Wanting to make sure that every Albertan who likes to imbibe would have a Rig Hand product they’d enjoy, having a diverse product range was always part of the game plan. Today, Rig Hand makes almost 80 different products.


“Most places tend to try and make one or two things,” Stewart says. “When we decided to make everything, people thought we were crazy. But it gives us the option to pour something different for somebody if they don't like one of our products. We realized we're never going to make one thing that everybody likes, but if we make enough things there will be one or two you do like.”

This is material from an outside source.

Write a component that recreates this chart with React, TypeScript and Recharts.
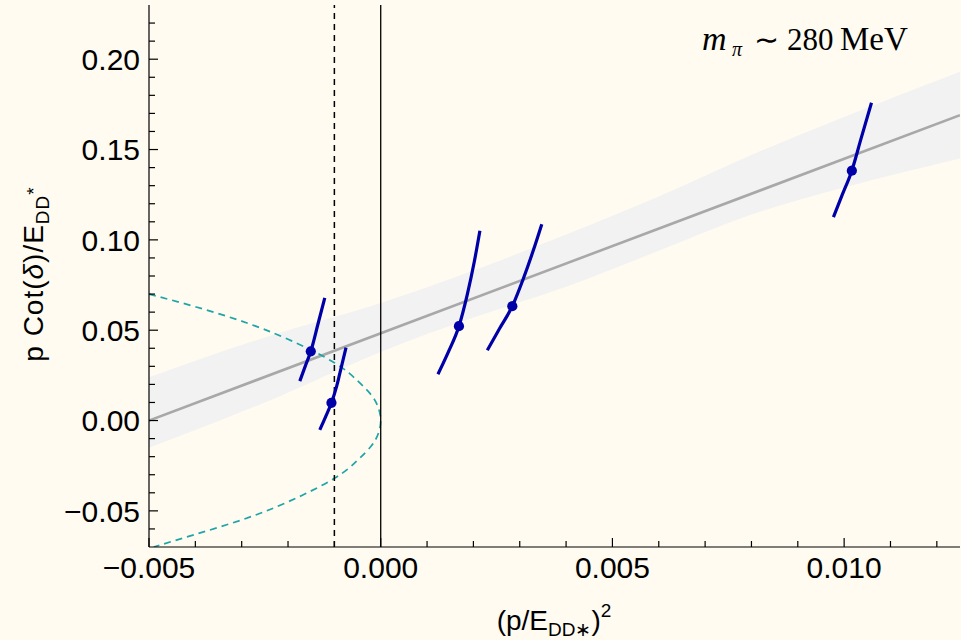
import {
  ComposedChart,
  Line,
  Area,
  Scatter,
  XAxis,
  YAxis,
  ZAxis,
  ReferenceLine,
} from "recharts";

// fit line + error band
const FIT_X = [-0.005, 0.0125];
const FIT_Y = [0.0, 0.169];
const BAND_X = [-0.005, -0.0025, 0, 0.002, 0.004, 0.006, 0.008, 0.01, 0.0125];
const BAND_LO = [-0.015, 0.01, 0.038, 0.057, 0.074, 0.094, 0.114, 0.129, 0.145];
const BAND_HI = [0.024, 0.046, 0.065, 0.083, 0.103, 0.124, 0.147, 0.168, 0.193];

// bound-state condition curve (cyan, dashed)
const BOUND_X = [
  -0.005, -0.004, -0.003, -0.002, -0.001, -0.0005, -0.0002, -0.00005, 0,
  -0.00005, -0.0002, -0.0005, -0.001, -0.002, -0.003, -0.004, -0.0049,
];
const BOUND_Y = [
  0.07, 0.063, 0.055, 0.045, 0.032, 0.022, 0.014, 0.007, 0,
  -0.007, -0.014, -0.022, -0.032, -0.045, -0.055, -0.063, -0.07,
];

// energy levels: central values
const LEVEL_X = [-0.001509, -0.001063, 0.001688, 0.00284, 0.010166];
const LEVEL_Y = [0.0383, 0.0098, 0.0522, 0.0633, 0.1383];

// energy levels: uncertainty curves
const LEVEL1_X = [-0.001746, -0.00163, -0.001509, -0.001351, -0.001207];
const LEVEL1_Y = [0.0218, 0.03, 0.0383, 0.0537, 0.0679];
const LEVEL2_X = [-0.001315, -0.00119, -0.001063, -0.00095, -0.000884, -0.000748];
const LEVEL2_Y = [-0.0052, 0.002, 0.0098, 0.019, 0.0259, 0.0404];
const LEVEL3_X = [0.001235, 0.00147, 0.001688, 0.00187, 0.00202, 0.00214];
const LEVEL3_Y = [0.0256, 0.0385, 0.0522, 0.07, 0.088, 0.105];
const LEVEL4_X = [0.0023, 0.002565, 0.00284, 0.003067, 0.003284, 0.003476];
const LEVEL4_Y = [0.0389, 0.0509, 0.0633, 0.0778, 0.0935, 0.1087];
const LEVEL5_X = [0.009769, 0.00996, 0.010166, 0.01036, 0.01059];
const LEVEL5_Y = [0.1126, 0.125, 0.1383, 0.1556, 0.1759];

const X_MAJOR = [-0.005, 0, 0.005, 0.01];
const X_MINOR = [-0.004, -0.003, -0.002, -0.001, 0.001, 0.002, 0.003, 0.004, 0.006, 0.007, 0.008, 0.009, 0.011, 0.012];
const Y_MAJOR = [-0.05, 0, 0.05, 0.1, 0.15, 0.2];
const Y_MINOR = [
  -0.06, -0.04, -0.03, -0.02, -0.01, 0.01, 0.02, 0.03, 0.04, 0.06, 0.07, 0.08, 0.09,
  0.11, 0.12, 0.13, 0.14, 0.16, 0.17, 0.18, 0.19, 0.21, 0.22,
];

const pairs = (xs: number[], ys: number[]) => xs.map((x, i) => ({ x, y: ys[i] }));

const fitData = pairs(FIT_X, FIT_Y);
const bandData = BAND_X.map((x, i) => ({ x, range: [BAND_LO[i], BAND_HI[i]] }));
const boundData = pairs(BOUND_X, BOUND_Y);
const pointData = pairs(LEVEL_X, LEVEL_Y);
const curves = [
  pairs(LEVEL1_X, LEVEL1_Y),
  pairs(LEVEL2_X, LEVEL2_Y),
  pairs(LEVEL3_X, LEVEL3_Y),
  pairs(LEVEL4_X, LEVEL4_Y),
  pairs(LEVEL5_X, LEVEL5_Y),
];

const xTicks = [...X_MAJOR, ...X_MINOR].sort((a, b) => a - b);
const yTicks = [...Y_MAJOR, ...Y_MINOR].sort((a, b) => a - b);

const BG = "#fffbf0";
const BLUE = "#0000a8";
const SANS = "'Liberation Sans', Arial, Helvetica, sans-serif";
const SERIF = "'Liberation Serif', 'Times New Roman', serif";

const fmt = (v: number, d: number) => {
  const s = Math.abs(v).toFixed(d);
  return v < -1e-12 ? "\u2212" + s : s;
};

const makeTick = (side: "bottom" | "top" | "left" | "right") => (props: any) => {
  const { x, y, payload } = props;
  const v = payload.value;
  const isX = side === "bottom" || side === "top";
  const major = (isX ? X_MAJOR : Y_MAJOR).includes(v);
  const len = major ? 9 : 6;
  let x2 = x;
  let y2 = y;
  if (side === "bottom") y2 = y - len;
  if (side === "top") y2 = y + len;
  if (side === "left") x2 = x + len;
  if (side === "right") x2 = x - len;
  return (
    <g>
      <line x1={x} y1={y} x2={x2} y2={y2} stroke="#000" strokeWidth={1.2} />
      {major && side === "bottom" && (
        <text x={x} y={y + 31} textAnchor="middle" fontSize={30} fontFamily={SANS} fill="#000">
          {fmt(v, 3)}
        </text>
      )}
      {major && side === "left" && (
        <text x={x - 9} y={y} dy="0.36em" textAnchor="end" fontSize={30} fontFamily={SANS} fill="#000">
          {fmt(v, 2)}
        </text>
      )}
    </g>
  );
};

const axisLine = { stroke: "#000", strokeWidth: 1.2 };

export default function App() {
  return (
    <div style={{ position: "absolute", left: 0, top: 0, width: 961, height: 640, background: BG }}>
      <ComposedChart width={961} height={640} margin={{ top: 5, right: 1, bottom: 0, left: 0 }}>
        <XAxis
          type="number"
          dataKey="x"
          domain={[-0.005, 0.0125]}
          allowDataOverflow
          ticks={xTicks}
          interval={0}
          height={93}
          tickSize={0}
          tickMargin={0}
          tickLine={false}
          axisLine={axisLine}
          tick={makeTick("bottom")}
        />
        <XAxis
          xAxisId="top"
          orientation="top"
          type="number"
          domain={[-0.005, 0.0125]}
          allowDataOverflow
          ticks={xTicks}
          interval={0}
          height={0}
          tickSize={0}
          tickMargin={0}
          tickLine={false}
          axisLine={axisLine}
          tick={makeTick("top")}
        />
        <YAxis
          type="number"
          domain={[-0.07, 0.23]}
          allowDataOverflow
          ticks={yTicks}
          interval={0}
          width={149}
          tickSize={0}
          tickMargin={0}
          tickLine={false}
          axisLine={axisLine}
          tick={makeTick("left")}
        />
        <YAxis
          yAxisId="right"
          orientation="right"
          type="number"
          domain={[-0.07, 0.23]}
          allowDataOverflow
          ticks={yTicks}
          interval={0}
          width={0}
          tickSize={0}
          tickMargin={0}
          tickLine={false}
          axisLine={axisLine}
          tick={makeTick("right")}
        />
        <ZAxis range={[82, 82]} />
        <Area
          data={bandData}
          dataKey="range"
          type="monotone"
          stroke="none"
          fill="#f2f2f2"
          fillOpacity={1}
          isAnimationActive={false}
        />
        <Line
          data={fitData}
          dataKey="y"
          type="linear"
          stroke="#a8a8a8"
          strokeWidth={2.6}
          dot={false}
          isAnimationActive={false}
        />
        <Line
          data={boundData}
          dataKey="y"
          type="natural"
          stroke="#1fa5a8"
          strokeWidth={1.7}
          strokeDasharray="7 5"
          dot={false}
          isAnimationActive={false}
        />
        <ReferenceLine x={-0.001} stroke="#000" strokeWidth={1.5} strokeDasharray="6 5" />
        <ReferenceLine x={0} stroke="#000" strokeWidth={1.3} />
        {curves.map((c, i) => (
          <Line
            key={i}
            data={c}
            dataKey="y"
            type="monotone"
            stroke={BLUE}
            strokeWidth={3.2}
            dot={false}
            isAnimationActive={false}
          />
        ))}
        <Scatter data={pointData} dataKey="y" fill={BLUE} isAnimationActive={false} />
      </ComposedChart>
      <svg
        width={961}
        height={640}
        style={{ position: "absolute", left: 0, top: 0, pointerEvents: "none" }}
      >
        <g fontFamily={SERIF} fill="#000">
          <text x={702} y={50} fontSize={34} fontStyle="italic">m</text>
          <text x={732} y={56} fontSize={20} fontStyle="italic">π</text>
          <text x={754} y={50} fontSize={30}>∼</text>
          <text x={787} y={50} fontSize={31}>280</text>
          <text x={840} y={50} fontSize={33}>MeV</text>
        </g>
        <text x={554} y={630} textAnchor="middle" fontSize={28} fontFamily={SANS} fill="#000">
          (p/E
          <tspan fontSize={19} dy={6}>DD∗</tspan>
          <tspan dy={-6}>)</tspan>
          <tspan fontSize={19} dy={-13}>2</tspan>
        </text>
        <text
          transform="translate(43,274) rotate(-90)"
          textAnchor="middle"
          fontSize={28}
          fontFamily={SANS}
          letterSpacing={1}
          fill="#000"
        >
          p Cot(<tspan fontStyle="italic">δ</tspan>)/E
          <tspan fontSize={19} dy={6}>DD</tspan>
          <tspan fontSize={19} dy={-9}>*</tspan>
        </text>
      </svg>
    </div>
  );
}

Geoff Stewart, Owner / President Rig Hand Brewing

Stewart says that Rig Hand’s top seller is its Double Double coffee cream liqueur, with its Caesar-appropriate garlic vodka coming in second. Beyond that, the brand has a strong lineup of other flavoured vodkas (including unique flavours like jalapeño basil, saskatoon berry, and pink lemonade), rum-like sugar beet “brums,” gins, liqueurs like blue curaçao and limoncello, and whiskies. As with most distilleries, ready-to-drink cocktails have become a going concern and Rig Hand has a new line of canned cocktails with pre-seasoned rims, packaged with a special lid to keep the seasoning in place.


Rig Hand’s dedication to ensuring that everyone can find a drink they like is matched by a community commitment to help other budding distillers join the industry. Stewart routinely mentors other entrepreneurs, brings budding distillers into his facility to learn the craft, and even holds classes for both amateur distillers and those who want to turn their hobbies into businesses. He clearly is having a lot of fun building Rig Hand (despite what he calls seven years of non-stop work) and his infectious enthusiasm is trickling down to other Albertans with beverage-related dreams.


“We don't look at the other craft distillers as competition,” Stewart says. “For us, they're brothers in arms. Our competition are the companies that have had a stranglehold on the spirit industry for 85 years. We want to become as big as a company like Seagram, without compromising craft principles. We still want to source our ingredients locally. We still want to employ human beings to do the work and not automate things. But we decided that instead of our community just being Leduc, we want our community to be half the planet.”


Stewart is getting a few steps closer to accomplishing that goal by opening sister distilleries in New Brunswick and Texas that will help extend Rig Hand’s reach. He’s also in the midst of moving Rig Hand’s main operation to a brand new facility near the Edmonton International airport. That new building will not only serve as the brand’s manufacturing headquarters, but will also be a tourist attraction, with an old-time Western theme, a tasting room, events spaces, and an Indigenous interpretive centre that will help to reconcile the affect that the introduction of alcohol to North America has had on Indigenous communities. All of which goes back to Stewart’s commitment to dreaming big by not only outselling major liquor brands, but also creating a better, stronger industry.


“Most businesses have a three-to-five-year business plan. I started with a 50-year business plan,” he says. “I’m trying to build a legacy. I’ve got a couple granddaughters and a grandson on the way, so we're building this business for that generation to take over down the line.”